• [TASK OBJECTIVE] Any pictures should be left out; please print exactly the lines between the line with "Convert this chart to D3.js code." and the line with "yTickValues = [0,200,400,600,800,1000,1200,1400,1600,1800,2000];", inclusive.

• [MATERIAL SUPPLIED]
▼▼▼

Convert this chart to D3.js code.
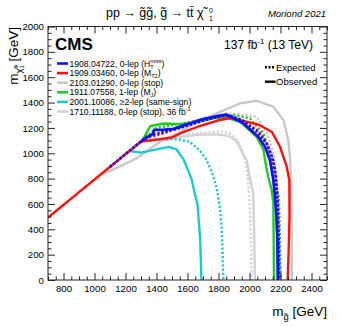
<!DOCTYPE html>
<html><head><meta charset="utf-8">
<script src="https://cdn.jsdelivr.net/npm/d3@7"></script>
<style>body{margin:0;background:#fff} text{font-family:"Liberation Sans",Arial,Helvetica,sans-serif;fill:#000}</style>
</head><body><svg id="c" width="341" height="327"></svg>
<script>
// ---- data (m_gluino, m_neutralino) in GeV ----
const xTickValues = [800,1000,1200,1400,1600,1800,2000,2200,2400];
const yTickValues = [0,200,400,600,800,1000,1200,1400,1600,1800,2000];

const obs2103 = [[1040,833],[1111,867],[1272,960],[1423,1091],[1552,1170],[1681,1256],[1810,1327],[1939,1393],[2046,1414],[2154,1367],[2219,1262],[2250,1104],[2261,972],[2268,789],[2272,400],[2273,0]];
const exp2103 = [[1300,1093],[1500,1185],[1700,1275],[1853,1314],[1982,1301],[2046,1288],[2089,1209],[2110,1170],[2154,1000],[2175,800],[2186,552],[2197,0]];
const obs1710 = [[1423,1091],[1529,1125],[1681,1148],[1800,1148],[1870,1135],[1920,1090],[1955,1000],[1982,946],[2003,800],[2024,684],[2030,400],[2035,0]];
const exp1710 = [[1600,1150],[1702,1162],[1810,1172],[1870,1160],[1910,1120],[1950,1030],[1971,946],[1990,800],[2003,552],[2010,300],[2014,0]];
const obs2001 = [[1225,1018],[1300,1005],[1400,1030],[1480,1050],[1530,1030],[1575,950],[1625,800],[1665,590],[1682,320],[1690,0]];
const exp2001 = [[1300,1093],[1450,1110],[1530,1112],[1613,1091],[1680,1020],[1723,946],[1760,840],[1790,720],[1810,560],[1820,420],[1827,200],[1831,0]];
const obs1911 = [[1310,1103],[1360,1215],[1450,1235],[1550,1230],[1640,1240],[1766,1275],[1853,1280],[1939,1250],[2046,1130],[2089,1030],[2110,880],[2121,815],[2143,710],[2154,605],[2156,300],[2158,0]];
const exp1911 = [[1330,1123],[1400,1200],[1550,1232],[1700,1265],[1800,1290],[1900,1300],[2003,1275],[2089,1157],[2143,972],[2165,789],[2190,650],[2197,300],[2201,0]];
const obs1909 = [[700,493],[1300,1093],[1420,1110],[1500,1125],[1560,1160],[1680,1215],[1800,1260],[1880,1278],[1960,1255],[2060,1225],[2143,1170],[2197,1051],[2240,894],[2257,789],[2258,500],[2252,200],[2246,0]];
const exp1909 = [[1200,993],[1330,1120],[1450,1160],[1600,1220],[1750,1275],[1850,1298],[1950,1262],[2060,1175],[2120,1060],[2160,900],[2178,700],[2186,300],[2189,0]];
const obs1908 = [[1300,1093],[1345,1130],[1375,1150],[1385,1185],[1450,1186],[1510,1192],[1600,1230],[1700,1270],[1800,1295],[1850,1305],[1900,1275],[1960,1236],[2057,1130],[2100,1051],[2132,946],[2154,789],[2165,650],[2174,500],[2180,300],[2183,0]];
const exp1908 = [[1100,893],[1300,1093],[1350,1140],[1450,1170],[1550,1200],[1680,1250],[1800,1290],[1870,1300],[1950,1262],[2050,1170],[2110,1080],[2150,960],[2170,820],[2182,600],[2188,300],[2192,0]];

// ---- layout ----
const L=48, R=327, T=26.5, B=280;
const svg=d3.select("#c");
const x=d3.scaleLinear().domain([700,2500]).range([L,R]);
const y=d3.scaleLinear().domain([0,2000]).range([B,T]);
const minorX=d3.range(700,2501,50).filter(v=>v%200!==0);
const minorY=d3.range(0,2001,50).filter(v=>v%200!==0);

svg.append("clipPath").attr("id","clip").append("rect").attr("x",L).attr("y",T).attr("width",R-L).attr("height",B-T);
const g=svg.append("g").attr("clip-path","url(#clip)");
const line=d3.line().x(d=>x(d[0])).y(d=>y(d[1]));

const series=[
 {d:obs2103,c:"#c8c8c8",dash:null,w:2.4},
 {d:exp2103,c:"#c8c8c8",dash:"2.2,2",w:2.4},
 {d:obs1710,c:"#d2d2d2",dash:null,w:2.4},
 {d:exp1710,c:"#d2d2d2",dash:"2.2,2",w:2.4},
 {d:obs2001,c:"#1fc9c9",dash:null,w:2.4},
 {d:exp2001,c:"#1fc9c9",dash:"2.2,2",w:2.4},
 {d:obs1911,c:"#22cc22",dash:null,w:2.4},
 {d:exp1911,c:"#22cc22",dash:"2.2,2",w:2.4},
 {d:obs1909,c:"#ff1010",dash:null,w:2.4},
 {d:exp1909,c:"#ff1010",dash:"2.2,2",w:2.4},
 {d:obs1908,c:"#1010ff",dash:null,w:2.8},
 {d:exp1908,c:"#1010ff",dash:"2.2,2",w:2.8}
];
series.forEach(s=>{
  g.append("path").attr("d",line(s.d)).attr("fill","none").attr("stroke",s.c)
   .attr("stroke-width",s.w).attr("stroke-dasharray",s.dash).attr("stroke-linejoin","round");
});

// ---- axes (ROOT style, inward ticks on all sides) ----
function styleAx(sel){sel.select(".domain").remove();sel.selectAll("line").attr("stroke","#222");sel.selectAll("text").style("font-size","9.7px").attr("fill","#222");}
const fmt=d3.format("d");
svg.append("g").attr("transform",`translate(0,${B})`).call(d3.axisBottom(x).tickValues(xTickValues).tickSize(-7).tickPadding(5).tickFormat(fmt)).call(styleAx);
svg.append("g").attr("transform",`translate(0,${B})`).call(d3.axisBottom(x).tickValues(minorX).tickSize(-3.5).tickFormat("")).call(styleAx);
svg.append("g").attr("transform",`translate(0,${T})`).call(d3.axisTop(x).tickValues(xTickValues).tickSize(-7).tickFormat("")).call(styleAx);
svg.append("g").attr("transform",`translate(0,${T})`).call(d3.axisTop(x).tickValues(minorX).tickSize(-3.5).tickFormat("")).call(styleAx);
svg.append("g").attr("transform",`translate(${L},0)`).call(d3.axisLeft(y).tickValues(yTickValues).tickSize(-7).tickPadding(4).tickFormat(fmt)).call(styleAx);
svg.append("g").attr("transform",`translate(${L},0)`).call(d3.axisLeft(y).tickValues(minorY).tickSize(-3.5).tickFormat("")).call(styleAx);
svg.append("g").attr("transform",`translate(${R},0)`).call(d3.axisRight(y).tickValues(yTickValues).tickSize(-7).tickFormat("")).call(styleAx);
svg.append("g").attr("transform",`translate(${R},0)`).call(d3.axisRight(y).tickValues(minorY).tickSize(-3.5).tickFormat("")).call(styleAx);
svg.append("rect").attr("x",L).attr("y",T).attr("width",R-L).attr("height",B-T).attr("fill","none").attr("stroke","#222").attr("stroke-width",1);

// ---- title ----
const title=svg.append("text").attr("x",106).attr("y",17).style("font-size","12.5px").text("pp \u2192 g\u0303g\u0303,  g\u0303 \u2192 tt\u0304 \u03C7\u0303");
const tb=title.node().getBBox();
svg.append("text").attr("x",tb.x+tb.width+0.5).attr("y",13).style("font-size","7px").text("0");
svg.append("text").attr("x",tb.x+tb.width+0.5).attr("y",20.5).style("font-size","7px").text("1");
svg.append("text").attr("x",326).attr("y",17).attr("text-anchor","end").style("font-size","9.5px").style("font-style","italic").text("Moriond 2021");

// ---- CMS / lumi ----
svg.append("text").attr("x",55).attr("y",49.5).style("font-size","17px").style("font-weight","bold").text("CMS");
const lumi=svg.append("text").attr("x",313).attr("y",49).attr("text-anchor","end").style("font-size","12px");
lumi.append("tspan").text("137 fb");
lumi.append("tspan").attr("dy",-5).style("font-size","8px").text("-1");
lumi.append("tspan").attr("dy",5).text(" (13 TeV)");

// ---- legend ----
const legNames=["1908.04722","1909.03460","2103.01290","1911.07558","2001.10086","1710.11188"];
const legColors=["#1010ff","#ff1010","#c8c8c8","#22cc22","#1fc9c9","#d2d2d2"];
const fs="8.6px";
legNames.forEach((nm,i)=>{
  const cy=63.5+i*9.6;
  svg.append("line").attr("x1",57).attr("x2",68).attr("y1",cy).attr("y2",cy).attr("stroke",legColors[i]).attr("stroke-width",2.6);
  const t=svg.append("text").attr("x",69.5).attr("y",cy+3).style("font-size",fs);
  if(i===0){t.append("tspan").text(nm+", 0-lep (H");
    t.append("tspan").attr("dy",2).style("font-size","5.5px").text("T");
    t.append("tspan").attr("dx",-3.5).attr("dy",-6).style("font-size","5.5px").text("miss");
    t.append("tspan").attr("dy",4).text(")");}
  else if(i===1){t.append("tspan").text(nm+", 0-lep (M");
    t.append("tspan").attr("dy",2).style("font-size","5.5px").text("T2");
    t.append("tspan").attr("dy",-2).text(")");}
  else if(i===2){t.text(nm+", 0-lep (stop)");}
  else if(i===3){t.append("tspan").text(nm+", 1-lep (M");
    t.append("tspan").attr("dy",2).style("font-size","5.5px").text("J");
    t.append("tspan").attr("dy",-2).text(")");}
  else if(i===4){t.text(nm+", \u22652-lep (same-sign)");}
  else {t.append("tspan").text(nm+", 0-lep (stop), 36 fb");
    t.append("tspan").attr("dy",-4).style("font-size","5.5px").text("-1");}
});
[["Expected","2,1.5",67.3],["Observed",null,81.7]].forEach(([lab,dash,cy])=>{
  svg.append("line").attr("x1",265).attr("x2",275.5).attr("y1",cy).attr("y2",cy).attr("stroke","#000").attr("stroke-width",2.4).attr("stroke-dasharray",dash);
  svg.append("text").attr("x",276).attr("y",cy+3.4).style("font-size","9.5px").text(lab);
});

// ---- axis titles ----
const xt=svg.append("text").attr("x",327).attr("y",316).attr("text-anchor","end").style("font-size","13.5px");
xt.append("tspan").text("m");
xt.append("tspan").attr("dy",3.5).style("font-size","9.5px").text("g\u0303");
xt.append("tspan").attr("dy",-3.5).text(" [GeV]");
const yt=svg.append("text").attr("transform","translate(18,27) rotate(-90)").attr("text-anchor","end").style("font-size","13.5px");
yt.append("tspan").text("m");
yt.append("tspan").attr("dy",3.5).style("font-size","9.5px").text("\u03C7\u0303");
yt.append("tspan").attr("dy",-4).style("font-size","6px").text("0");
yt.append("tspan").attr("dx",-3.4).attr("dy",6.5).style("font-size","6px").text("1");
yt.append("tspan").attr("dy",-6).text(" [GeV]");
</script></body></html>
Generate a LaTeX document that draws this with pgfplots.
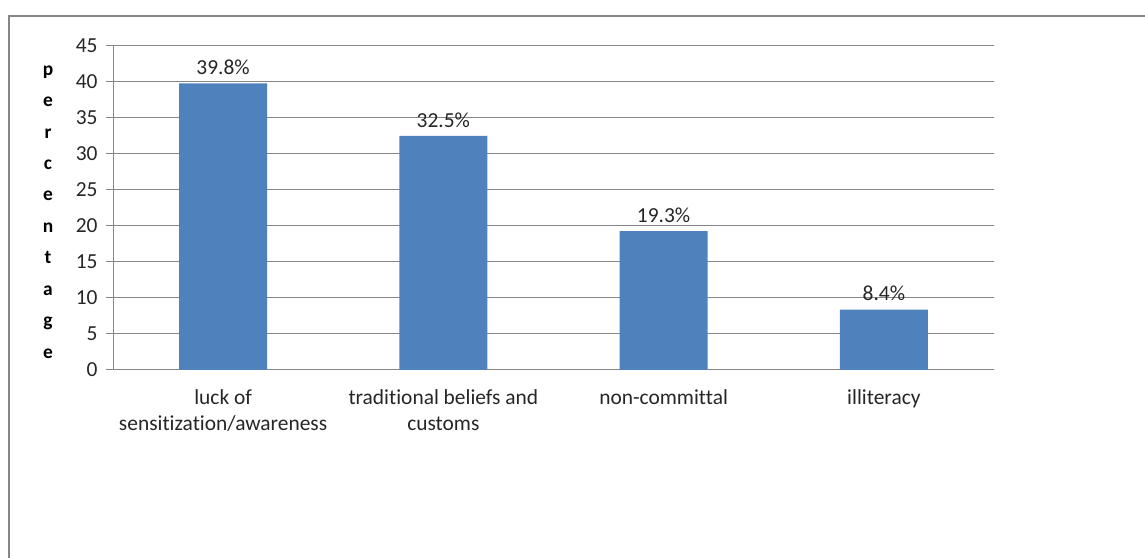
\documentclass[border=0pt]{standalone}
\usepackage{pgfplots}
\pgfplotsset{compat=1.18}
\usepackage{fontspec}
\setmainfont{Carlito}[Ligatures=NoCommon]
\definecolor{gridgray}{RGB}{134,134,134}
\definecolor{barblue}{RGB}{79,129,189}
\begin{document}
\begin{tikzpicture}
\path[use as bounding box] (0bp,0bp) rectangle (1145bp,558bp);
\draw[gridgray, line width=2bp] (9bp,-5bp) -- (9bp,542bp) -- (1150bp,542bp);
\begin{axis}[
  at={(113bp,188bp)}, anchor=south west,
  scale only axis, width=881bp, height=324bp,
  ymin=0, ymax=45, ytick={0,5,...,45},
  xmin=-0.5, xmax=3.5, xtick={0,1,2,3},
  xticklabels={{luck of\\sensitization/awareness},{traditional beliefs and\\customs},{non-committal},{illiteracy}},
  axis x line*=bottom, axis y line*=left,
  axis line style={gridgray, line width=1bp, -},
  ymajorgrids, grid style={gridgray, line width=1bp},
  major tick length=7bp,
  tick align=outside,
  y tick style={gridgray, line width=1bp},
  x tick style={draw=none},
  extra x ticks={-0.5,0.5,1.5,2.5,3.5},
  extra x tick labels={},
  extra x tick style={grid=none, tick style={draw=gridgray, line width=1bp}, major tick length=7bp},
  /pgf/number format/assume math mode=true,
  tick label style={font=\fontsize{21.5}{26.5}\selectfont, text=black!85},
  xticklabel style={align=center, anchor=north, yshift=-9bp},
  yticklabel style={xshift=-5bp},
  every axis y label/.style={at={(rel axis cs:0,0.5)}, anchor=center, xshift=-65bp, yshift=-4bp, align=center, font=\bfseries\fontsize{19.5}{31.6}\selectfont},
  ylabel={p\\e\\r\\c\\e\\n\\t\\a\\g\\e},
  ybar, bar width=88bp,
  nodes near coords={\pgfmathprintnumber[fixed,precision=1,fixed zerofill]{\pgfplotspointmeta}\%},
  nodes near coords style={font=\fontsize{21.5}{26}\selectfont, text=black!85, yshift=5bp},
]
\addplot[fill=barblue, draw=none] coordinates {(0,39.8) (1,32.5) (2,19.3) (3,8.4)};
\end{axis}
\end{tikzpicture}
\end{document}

▲▲▲
▼▼▼

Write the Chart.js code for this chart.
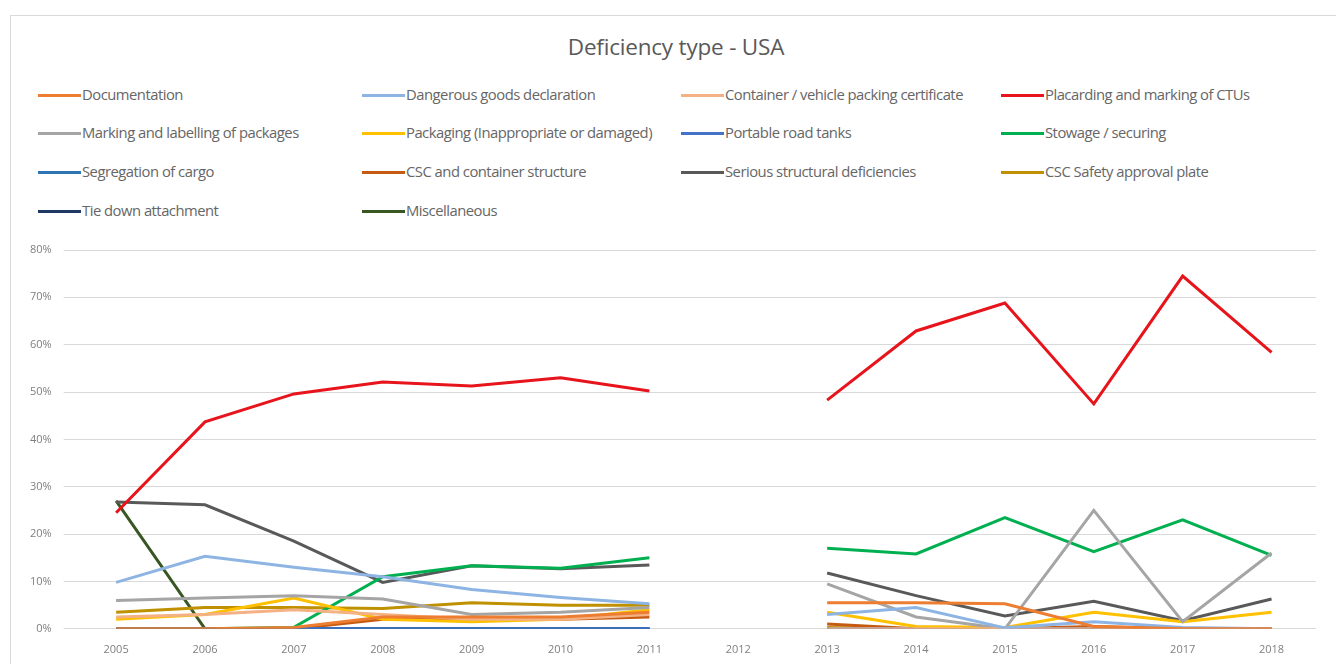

▲▲▲

• [COMPLETE RESPONSE]
Convert this chart to D3.js code.
<!DOCTYPE html>
<html><head><meta charset="utf-8">
<script src="https://cdn.jsdelivr.net/npm/d3@7"></script>
<style>body{margin:0;background:#fff} text{font-family:"Liberation Sans",Arial,Helvetica,sans-serif;fill:#000}</style>
</head><body><svg id="c" width="341" height="327"></svg>
<script>
// ---- data (m_gluino, m_neutralino) in GeV ----
const xTickValues = [800,1000,1200,1400,1600,1800,2000,2200,2400];
const yTickValues = [0,200,400,600,800,1000,1200,1400,1600,1800,2000];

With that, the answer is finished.